How should I map the SpecialUsers table?
According to the structure of your USERS and SPECIALUSERS tables, you have a Table per subclass hierarchy and it is perfectly possible to map this kind of hierarchy with Hibernate.
First, make sure that SpecialUser inherits from User at the object model level (this is an inheritance relationship, not a self-reference).
public class SpecialUser extends User {
}
Then, declare a <joined-subclass> element in the User's mapping:
<hibernate-mapping package="com.initech.domain">
<class name="com.initech.User" table="USERS">
<id name="id" column="ID" type="java.lang.Long">
<meta attribute="use-in-tostring">true</meta>
<generator class="sequence">
<param name="sequence">SEQ_USERS_ID</param>
</generator>
</id>
<property name="loginName" column="LOGINNAME" type="java.lang.String" not-null="true">
<meta attribute="use-in-tostring">true</meta>
</property>
<joined-subclass name="com.initech.SpecialUser" table="SPECIALUSERS">
<key column="USERID"/>
</joined-subclass>
</class>
</hibernate-mapping>
What I need on the application level is a list of the User objects contained in the SpecialUsers table.
The following HQL query would return all the SpecialUser (which are User too):
from SpecialUser
If later you need to add columns to the SPECIALUSERS table, add the corresponding attributes to the SpecialUser class and map them inside the <joined-subclass> element.
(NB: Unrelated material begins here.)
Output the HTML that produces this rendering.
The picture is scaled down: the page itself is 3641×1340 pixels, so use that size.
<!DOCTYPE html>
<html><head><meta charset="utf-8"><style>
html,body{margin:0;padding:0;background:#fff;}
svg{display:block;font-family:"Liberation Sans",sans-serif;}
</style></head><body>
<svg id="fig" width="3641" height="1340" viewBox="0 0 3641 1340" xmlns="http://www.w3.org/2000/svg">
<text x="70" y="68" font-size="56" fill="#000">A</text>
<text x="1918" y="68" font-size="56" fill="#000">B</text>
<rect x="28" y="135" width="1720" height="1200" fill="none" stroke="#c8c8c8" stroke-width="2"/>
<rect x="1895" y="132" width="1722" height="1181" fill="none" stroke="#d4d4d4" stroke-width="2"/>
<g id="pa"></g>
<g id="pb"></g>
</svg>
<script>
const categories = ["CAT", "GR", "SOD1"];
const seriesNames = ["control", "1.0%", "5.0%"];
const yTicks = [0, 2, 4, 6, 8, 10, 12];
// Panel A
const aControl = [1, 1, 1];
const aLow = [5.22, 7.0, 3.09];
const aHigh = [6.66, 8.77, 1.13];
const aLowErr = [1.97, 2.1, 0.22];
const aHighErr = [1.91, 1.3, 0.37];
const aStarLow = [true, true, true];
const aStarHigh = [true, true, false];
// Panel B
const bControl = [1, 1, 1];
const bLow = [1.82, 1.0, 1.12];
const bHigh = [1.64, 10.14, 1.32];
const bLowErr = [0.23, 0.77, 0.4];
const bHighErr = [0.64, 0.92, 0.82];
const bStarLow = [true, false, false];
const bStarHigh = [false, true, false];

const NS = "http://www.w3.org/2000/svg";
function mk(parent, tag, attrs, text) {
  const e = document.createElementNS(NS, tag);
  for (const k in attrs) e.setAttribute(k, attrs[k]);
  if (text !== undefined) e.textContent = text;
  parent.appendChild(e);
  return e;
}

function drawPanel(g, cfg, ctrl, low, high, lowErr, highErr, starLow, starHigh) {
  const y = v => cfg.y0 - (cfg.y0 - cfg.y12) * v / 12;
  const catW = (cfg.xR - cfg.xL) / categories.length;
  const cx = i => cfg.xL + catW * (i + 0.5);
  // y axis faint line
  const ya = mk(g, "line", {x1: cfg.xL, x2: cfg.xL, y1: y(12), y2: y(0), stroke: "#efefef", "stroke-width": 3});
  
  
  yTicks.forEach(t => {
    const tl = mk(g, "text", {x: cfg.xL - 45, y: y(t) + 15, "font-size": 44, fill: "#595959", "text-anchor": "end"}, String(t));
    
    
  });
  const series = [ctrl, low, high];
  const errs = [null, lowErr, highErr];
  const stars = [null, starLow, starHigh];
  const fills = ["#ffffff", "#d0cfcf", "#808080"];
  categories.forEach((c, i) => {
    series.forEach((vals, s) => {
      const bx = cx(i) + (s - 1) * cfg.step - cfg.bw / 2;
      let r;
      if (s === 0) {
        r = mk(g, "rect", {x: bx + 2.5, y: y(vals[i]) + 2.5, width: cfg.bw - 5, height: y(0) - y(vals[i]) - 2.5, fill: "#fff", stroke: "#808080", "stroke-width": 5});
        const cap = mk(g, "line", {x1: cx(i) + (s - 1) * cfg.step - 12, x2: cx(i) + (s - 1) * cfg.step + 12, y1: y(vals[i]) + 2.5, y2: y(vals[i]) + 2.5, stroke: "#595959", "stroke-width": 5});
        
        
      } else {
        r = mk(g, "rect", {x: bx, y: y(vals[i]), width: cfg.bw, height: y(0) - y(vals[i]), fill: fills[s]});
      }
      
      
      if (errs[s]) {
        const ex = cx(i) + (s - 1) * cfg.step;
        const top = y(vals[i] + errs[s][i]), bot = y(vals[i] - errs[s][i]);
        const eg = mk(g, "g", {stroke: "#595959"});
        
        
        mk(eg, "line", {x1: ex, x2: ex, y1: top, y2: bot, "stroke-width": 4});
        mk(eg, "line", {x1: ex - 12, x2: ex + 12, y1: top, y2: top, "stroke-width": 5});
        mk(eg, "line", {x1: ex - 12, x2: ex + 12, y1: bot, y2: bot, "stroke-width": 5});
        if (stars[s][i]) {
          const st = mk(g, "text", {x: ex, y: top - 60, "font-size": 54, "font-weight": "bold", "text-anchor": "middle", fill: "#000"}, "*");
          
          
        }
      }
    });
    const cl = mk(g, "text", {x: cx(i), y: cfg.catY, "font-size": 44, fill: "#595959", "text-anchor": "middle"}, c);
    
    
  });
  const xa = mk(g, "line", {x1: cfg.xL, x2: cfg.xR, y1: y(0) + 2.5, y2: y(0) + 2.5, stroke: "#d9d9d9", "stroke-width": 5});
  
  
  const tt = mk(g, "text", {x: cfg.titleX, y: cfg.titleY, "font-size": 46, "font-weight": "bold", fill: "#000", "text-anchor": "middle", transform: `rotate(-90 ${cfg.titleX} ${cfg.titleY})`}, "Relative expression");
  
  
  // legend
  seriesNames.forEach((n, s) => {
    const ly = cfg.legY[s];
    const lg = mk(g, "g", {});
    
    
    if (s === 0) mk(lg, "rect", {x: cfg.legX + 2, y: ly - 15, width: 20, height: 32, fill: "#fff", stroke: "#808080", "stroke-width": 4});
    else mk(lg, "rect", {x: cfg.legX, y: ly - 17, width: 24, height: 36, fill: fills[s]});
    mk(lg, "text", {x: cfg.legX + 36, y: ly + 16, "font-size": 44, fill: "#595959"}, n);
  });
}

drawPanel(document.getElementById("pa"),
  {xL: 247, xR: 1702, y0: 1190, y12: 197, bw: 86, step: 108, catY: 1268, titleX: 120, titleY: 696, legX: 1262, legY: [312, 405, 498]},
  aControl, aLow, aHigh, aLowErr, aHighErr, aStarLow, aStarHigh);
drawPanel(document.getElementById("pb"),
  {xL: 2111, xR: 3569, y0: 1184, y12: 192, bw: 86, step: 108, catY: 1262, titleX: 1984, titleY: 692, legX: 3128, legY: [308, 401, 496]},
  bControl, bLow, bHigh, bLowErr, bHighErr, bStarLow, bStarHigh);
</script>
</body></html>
Refer to the provided link (to the documentation) for the details.
If you really have to use a second table, you must map it to a new class. Hibernate can always only map one table to one class.
Alternatively, add a column to the user table which says "this user is special". If that is not an option, create a view which joins the two tables and thus simulates this column. Then, you can select users by this column.
If you go the two class way, you must load a list of the special users and do the mapping in your application.
[EDIT] Maybe you should look into parent-child relations. In your case, the user is the parent and its roles are the children. So every user has 0..n roles which are mapped in a different table. You can then use this HQL
from User u where :role in elements(u.roles)
to find all users with a certain role. But most of the time, you'll have a specific user and just need to query whether she has a certain role.